Co-habiting parents are advised to financial precautions to protect both them and their children.

Sarah Coles, personal finance analyst at Hargreaves Lansdown, said: “In the past 30 years we’ve gone from just over a quarter of children being born outside of marriage to around half. However, in many cases the law hasn’t kept up with the new reality, so unmarried parents and their children face potential pitfalls – from inheritance risks to losing financial support.

“To some degree, we are just doing things in a different order nowadays. The average age at which a woman has her first child is now about five years younger than the average age of marriage. So couples may live together, have children, and then tie the knot.

“However, other couples are just not interested in marriage. More people are choosing not to marry or enter a civil partnership, and are quite happy with a relationship without the paperwork. Whether being unmarried parents is a temporary or permanent state, it’s essential to understand the risks, and take steps to protect yourself.”

If one parent dies

If you die without a will, your children have the right to inherit, but your unmarried partner will not automatically inherit unless you own property or assets jointly. If you do inherit, you won’t be exempt from inheritance tax.

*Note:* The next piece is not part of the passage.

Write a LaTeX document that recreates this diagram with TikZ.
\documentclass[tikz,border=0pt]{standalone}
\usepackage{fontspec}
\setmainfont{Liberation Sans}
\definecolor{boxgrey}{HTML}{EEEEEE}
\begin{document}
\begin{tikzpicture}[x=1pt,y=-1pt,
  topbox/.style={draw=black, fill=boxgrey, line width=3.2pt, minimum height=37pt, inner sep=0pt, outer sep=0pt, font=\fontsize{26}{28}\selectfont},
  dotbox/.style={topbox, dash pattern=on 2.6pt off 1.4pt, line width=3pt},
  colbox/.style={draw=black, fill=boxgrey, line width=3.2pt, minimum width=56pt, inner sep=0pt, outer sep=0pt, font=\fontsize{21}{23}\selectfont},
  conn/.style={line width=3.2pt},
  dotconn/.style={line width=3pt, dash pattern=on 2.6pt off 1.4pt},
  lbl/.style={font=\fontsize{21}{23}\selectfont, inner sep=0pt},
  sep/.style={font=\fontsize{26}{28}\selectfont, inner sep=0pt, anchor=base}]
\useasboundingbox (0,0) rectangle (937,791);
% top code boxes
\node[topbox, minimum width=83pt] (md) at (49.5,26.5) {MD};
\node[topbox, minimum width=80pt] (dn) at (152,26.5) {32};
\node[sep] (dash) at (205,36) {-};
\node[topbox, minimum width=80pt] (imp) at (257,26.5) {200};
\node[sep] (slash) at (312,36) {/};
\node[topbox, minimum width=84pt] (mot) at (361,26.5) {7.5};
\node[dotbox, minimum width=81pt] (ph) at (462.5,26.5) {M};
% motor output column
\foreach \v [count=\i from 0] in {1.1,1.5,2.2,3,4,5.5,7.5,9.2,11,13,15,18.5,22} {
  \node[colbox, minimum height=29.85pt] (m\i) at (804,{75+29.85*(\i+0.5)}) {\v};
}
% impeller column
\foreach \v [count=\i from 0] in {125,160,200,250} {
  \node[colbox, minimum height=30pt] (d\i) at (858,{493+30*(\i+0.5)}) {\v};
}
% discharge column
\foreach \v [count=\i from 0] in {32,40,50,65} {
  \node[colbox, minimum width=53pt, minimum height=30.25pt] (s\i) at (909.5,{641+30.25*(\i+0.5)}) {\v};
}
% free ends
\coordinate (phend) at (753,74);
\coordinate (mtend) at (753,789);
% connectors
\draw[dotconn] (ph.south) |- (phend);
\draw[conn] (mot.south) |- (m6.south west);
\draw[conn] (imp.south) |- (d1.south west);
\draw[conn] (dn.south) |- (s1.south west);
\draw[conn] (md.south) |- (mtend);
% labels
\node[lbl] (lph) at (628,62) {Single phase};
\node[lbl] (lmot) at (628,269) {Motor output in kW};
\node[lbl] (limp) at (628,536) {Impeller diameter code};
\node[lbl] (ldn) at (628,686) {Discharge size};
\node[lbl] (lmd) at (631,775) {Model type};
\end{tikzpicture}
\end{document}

If you aren’t married, you won’t qualify for a bereavement support payment if your partner dies. This is worth £3,500 and monthly payments of £350 for up to 18 months for a married parent who has been bereaved.

If you split up

Parental responsibility gives you the right to make decisions about your child. If you split up, it will give you additional rights – for example, the other parent will have to tell you before taking the child out of the country.

If you aren’t married, the birth mother will always have parental responsibility. But the birth father will have had to jointly register the birth with the mother and be named on the birth certificate to have parental responsibility.

If this hasn’t happened, he will need a parental responsibility agreement with the mother, or an order of the court.

Both parents are responsible for financially supporting their child, regardless of whether the child lives with both of them and who has parental responsibility.

If you can’t come to an agreement after a split, the Child Maintenance Service can get involved. But ex-partners have no requirement to support one another, and even if you agree something informally, it’s incredibly difficult to enforce.

If the property is held in the name of one partner, it belongs to them. If the children live with the other parent, a court could give them the right to live in the property until the youngest child is 18, but at that point it reverts to the owner.

How to protect yourself

Fathers can protect themselves by being there when the birth is registered, and being on the birth certificate – this will give parental responsibility.

The only way to ensure an unmarried partner inherits is to draw up a will so that your assets are left exactly as you want them.

Both partners should think carefully about how all assets are owned. If one partner moves in with the other, and contributes financially, you can switch to owning the property as tenants in common. This allows the financial contribution to be reflected accurately in the proportions of ownership.

A co-habitation agreement can set out all kinds of things, from how you manage money between you to who owns what in the relationship. It can also iron out what will happen in the event that you split up.

Life insurance can ensure that your children are provided for in the event of your death. After a split, the resident parent should have cover and if one of you is paying child support, they should have insurance that will replace it in the event of their death.